Monday, December 1, 2008


I remember the moments (there are three of them) when I first discovered I was pregnant.  Beve and I never planned a child.  All three were unexpected surprises, and the moment of discovery was accompianed with a little fear and a little dismay, to tell the truth.  Thankfully, it takes nine months (or more like seven by the time a couple finds out) for a baby to be born. By then, at least for us, we could hardly wait to meet the person who'd occupied my body, mind and heart for all that time.  Once that resident began to kick, I think I spent practically ever moment of the day--even when I was caring for one then two small children--with my hand on the bulge, touching the spot where I could feel that hand or foot move against me.
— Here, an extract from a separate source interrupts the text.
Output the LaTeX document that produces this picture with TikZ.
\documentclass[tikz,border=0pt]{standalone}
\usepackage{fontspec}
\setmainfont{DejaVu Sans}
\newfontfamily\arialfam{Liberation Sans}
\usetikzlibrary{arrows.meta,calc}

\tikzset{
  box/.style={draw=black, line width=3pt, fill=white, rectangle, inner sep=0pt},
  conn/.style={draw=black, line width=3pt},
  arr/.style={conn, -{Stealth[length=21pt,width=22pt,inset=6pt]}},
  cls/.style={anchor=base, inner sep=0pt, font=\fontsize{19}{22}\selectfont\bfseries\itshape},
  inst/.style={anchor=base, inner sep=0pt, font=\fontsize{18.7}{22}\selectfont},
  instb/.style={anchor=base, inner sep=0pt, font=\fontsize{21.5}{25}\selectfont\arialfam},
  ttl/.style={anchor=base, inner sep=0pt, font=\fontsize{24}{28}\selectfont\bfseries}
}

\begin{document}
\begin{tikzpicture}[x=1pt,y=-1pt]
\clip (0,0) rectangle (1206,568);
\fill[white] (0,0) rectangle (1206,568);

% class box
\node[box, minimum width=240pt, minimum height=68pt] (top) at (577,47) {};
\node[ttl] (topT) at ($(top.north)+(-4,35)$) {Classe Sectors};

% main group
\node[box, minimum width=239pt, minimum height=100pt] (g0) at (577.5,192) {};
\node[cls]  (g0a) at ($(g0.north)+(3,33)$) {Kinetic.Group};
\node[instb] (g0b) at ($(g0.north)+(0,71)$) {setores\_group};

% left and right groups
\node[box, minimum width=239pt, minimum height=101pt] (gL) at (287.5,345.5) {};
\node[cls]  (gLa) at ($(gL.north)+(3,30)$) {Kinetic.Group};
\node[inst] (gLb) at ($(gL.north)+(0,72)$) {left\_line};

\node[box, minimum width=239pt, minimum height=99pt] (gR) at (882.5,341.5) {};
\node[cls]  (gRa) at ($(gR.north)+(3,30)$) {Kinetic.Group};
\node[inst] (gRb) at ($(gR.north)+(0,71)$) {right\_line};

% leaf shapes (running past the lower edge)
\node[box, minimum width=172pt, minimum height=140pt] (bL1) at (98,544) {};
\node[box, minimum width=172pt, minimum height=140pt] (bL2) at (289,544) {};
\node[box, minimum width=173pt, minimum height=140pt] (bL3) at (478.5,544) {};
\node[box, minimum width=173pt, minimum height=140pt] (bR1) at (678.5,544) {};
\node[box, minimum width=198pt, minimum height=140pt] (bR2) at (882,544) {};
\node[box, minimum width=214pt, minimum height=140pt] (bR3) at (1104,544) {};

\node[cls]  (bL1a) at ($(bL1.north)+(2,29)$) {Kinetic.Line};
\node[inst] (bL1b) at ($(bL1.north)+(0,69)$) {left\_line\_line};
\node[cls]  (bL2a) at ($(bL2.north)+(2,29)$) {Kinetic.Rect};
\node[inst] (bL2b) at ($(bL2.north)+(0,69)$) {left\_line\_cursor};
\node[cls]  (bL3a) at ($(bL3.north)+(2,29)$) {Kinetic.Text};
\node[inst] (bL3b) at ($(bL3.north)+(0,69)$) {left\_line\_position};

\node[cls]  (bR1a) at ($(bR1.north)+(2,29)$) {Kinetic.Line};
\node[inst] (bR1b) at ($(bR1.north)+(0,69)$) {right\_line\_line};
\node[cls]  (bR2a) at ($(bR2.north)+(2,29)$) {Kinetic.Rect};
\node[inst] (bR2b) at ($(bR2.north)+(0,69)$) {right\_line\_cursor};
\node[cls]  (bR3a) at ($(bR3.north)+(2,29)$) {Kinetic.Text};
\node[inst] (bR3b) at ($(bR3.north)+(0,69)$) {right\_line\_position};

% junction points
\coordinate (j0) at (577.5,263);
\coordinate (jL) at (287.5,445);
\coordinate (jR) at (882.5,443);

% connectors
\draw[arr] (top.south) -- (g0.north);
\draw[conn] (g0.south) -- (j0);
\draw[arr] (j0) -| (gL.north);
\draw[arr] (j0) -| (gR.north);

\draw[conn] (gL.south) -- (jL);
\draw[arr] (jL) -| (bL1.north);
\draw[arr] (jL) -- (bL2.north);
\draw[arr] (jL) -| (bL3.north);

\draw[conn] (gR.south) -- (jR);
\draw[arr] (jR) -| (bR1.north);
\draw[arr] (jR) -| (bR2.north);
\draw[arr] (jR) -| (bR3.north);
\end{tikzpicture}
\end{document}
But many couples aren't as fortunate as we were.  For many, that moment of discovery comes after many months, even years, of waiting, hoping and praying.  For others, it never comes at all, and they have to live with the pain of absence of that moment, the pain of failure and loss of someone who they dreamed of, but doesn't exist.
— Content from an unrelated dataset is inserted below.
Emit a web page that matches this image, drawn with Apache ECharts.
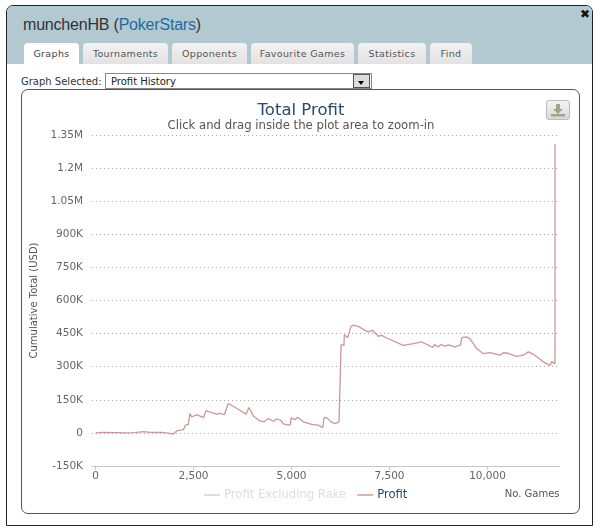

In scripture, there are three specific examples of this long season of longing and waiting for a child.  Sarah and Abraham, who had even been given a promise of populating 'many nations' with their seed/their child, first believed, then Sarah laughed at such a promise at their ages.  I've always wondered about what a year meant in the days of the Patriarchs.  They just live soooo long.  And I'm telling you, I would have laughed hysterically--in disbelief, the text implies--at this long-held dream coming true at 90! Then there's Hannah, who begged and pleaded with God for a child so deeply and full of anguish that the priest thought she was drunk.  Then she made a bargain with God I can't imagine either.  "If you give me a child, I will give him back to you, to serve in the temple."  Seriously?  And she kept that promise, giving up Samuel at a mere three years old.  How hard that must have been.  It would be impossible for me, I think, given how I tend to think of my children as 'mine.'

And then there's Elisabeth and Zechariah.  Also old to have children, an angel tells them that nevertheless, she will bear a son.  And not just any son, but the 'voice calling in the wilderness', filled with the Holy Spirit before he's even born.  A man who will ready the people for the long-awaited Messiah.  The text doesn't tell us Elisabeth's reaction, but Zechariah, to whom the angel came, argued so much with God's messenger that he was rendered mute.  Meanwhile, a young cousin of Elisabeth's showed up, a little less pregnant than Elisabeth, but with an even more impossible story.  But the child in Elisabeth's womb recognized the one in Mary's, and began to dance in adoration.  Really, I think that's what John was doing within Elisabeth, and she was filled with his own, Holy Spirit-filled gift of prophecy. 

This moment where Elisabeth speaks to Mary is the first time anyone recognizes that God has become Incarnate: "Blessed are you," she tells Mary. "And blessed is the baby within you."  And as is often the case, the insight that she's facing Christ humbles her, makes her aware of her own human frailties and the unbelievable favor of God that she gets to host His mother.  It's an astounding moment, for both the women, a holy moment when they both fall to worship whom they both acknowledge is the Lord.

Each of us must come to that moment as well.  One way or another, Philippians tells us, 'every knee shall bow, every tongue confess that Jesus Christ is Lord."  We are favored with His presence, if we are filled with the Holy Spirit, and like Elisabeth, it surely floods us with awe when we first meet Him.  It did me.  That moment when I first met Him is seared in my memory.  And though, for some people, such a moment isn't nearly as dramatic, comes with a gentle, growing understanding, it's no less humbling to recognize Him when He comes, no matter how that looks.

In Advent, we wait expectantly, like Elisabeth and Mary, for the Christ-child to come.  But like Elisabeth, God favors us by His Incarnation.  Let it fill you this day, that He who has been waited for, is on His way.  May it bend your knees and cause you to worship "Jesus Christ, the Lord."